The Golden Summer is nostalgia, but written for middle readers. The book consists of eleven adventures ten-year-old Danny and his friends have one summer, and all involve entrepreneurial activities, hence the title. Several of the stories are solved with help from the Book of Daniel, of Old Testament fame. The adventures are framed within short sections describing the atmosphere of 1913. The book is an interesting and pleasant read, in the same vein as Henry Reed and Homer Price of later decades. which were of similar style, but told as contemporary tales.
The book is an interesting relic of a bygone age in that it describes games I remember from my own youth which I am dismayed we ever played. Nathan lists some of the games played at a Boy Scout camp out: mumbl’y peg, leap frog, prisoner’s base, duck-on-a-rock, hostile spy, and baseball.

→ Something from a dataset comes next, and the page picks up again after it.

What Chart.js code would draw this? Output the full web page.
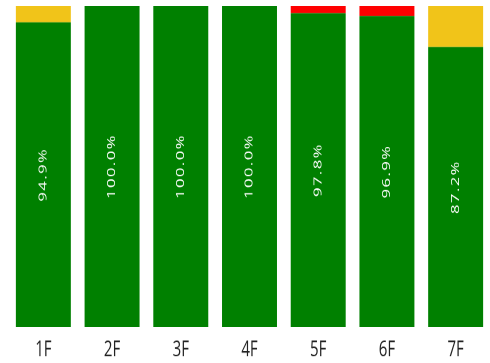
<!DOCTYPE html>
<html>
<head>
<meta charset="utf-8">
<script src="https://cdn.jsdelivr.net/npm/chart.js@4/dist/chart.umd.min.js"></script>
<style>
	html, body { margin: 0; padding: 0; background: #fff; }
	#page { width: 490px; height: 363px; position: relative; overflow: hidden; }
	#wrap { position: absolute; left: 0; top: 0; width: 490px; height: 242px; transform: scaleY(1.5); transform-origin: 0 0; }
</style>
</head>
<body>
<div id="page"><div id="wrap"><canvas id="graphEtage" width="490" height="242"></canvas></div></div>
<script>
// taux par étage
const floors = ["1F", "2F", "3F", "4F", "5F", "6F", "7F"];
const okRate = [94.9, 100.0, 100.0, 100.0, 97.8, 96.9, 87.2];
const failRate = [0, 0, 0, 0, 2.2, 3.1, 0];
const waitRate = [5.1, 0, 0, 0, 0, 0, 12.8];

// pourcentage écrit verticalement au milieu de la barre verte
const labelPlugin = {
	id: "barLabels",
	afterDatasetsDraw(chart) {
		const ctx = chart.ctx;
		const meta = chart.getDatasetMeta(0);
		ctx.save();
		ctx.fillStyle = "#ffffff";
		ctx.font = "11px 'Open Sans'";
		ctx.letterSpacing = "1px";
		ctx.textAlign = "center";
		ctx.textBaseline = "middle";
		meta.data.forEach((bar, i) => {
			const cy = (bar.y + bar.base) / 2;
			ctx.save();
			ctx.translate(bar.x, cy);
			ctx.rotate(-Math.PI / 2);
			ctx.fillText(okRate[i].toFixed(1) + "%", 0, 0);
			ctx.restore();
		});
		ctx.restore();
	},
};

window.addEventListener("load", () => {
	const canva = document.querySelector("#graphEtage");
	new Chart(canva, {
		type: "bar",
		data: {
			labels: floors,
			datasets: [
				{ label: "OK", data: okRate, backgroundColor: "#008000" },
				{ label: "NG", data: failRate, backgroundColor: "#ff0000" },
				{ label: "Attente", data: waitRate, backgroundColor: "#f1c419" },
			],
		},
		options: {
			responsive: false,
			animation: false,
			devicePixelRatio: 2,
			datasets: {
				bar: { barPercentage: 1, categoryPercentage: 0.8, borderWidth: 0 },
			},
			layout: { padding: { left: 9, right: -2, top: 4, bottom: -6 } },
			plugins: {
				legend: { display: false },
				tooltip: { enabled: false },
			},
			scales: {
				x: {
					stacked: true,
					grid: { display: false, drawTicks: false },
					border: { display: false },
					ticks: {
						color: "#222",
						padding: 6,
						font: { family: "'Open Sans'", size: 15 },
					},
				},
				y: {
					stacked: true,
					display: false,
					min: 0,
					max: 100,
				},
			},
		},
		plugins: [labelPlugin],
	});
});
</script>
</body>
</html>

The one I recall with dread is mumbl’y peg. Two boys stood facing each about four feet apart, legs spread wide. Boy one throws a largish (3 or 4 inch) knife between the other’s leg. That boy then moves his right foot to the knife, and takes his turn throwing the knife between his opponent’s legs. The point is to continue throwing the knives into smaller and small openings between the feet. You lose if a) you flinch, or b) your knife hits your opponent’s foot. It helped to wear boots while playing. Great memories, but I won’t be introducing the game to my kids any time soon!
Of even more concern is one of Danny’s money-making ideas. He has his tonsils out, and during a check-up appointment a week later, the doctor inspects Danny’s mouth and says he should have his tonsils out. Obviously, the doctor has made a grave error, and Danny decides to tell the doctor that he will tell everyone in town about the error unless he pays him off.
“But he just couldn’t bring himself to go through with it. He had been tempted – mortally tempted – but in the end he had resisted. Maybe, he pondered, it was worth it: he now felt good all over – like he was a hero, possibly even a martyr.”
Lesson to be learned, kids: Resist extorting people to feel good, like a martyr!
The adventure perhaps of most interest to Ellery Queen readers (hello, there) recounts the visit of urban bred cousin Telford:
The presence of a city cousin definitely cramped Danny’s style. His mother and father laid down the law that Danny must spend all his time with cousin Telford, and since Danny’s friends were completely disdainful of a “city slicker” who never walked around in his bare feet, who was always meticulously attired, and, worst of all, refused sniffily to carry frogs in his pockets – “ ‘fraida warts, the old mollycoddle!” – Danny resigned himself to a temporary curtailment of his normal summer activities.
It doesn’t take a stretch of the imagination to realize that “Telford” is Manford, and, also, as in real life, “They bickered almost constantly over who had the right to do this or decide that,” a situation they were cursed with for the rest of their lives.
This is the only work either cousin published outside of the detective genre. It is too bad there are not others.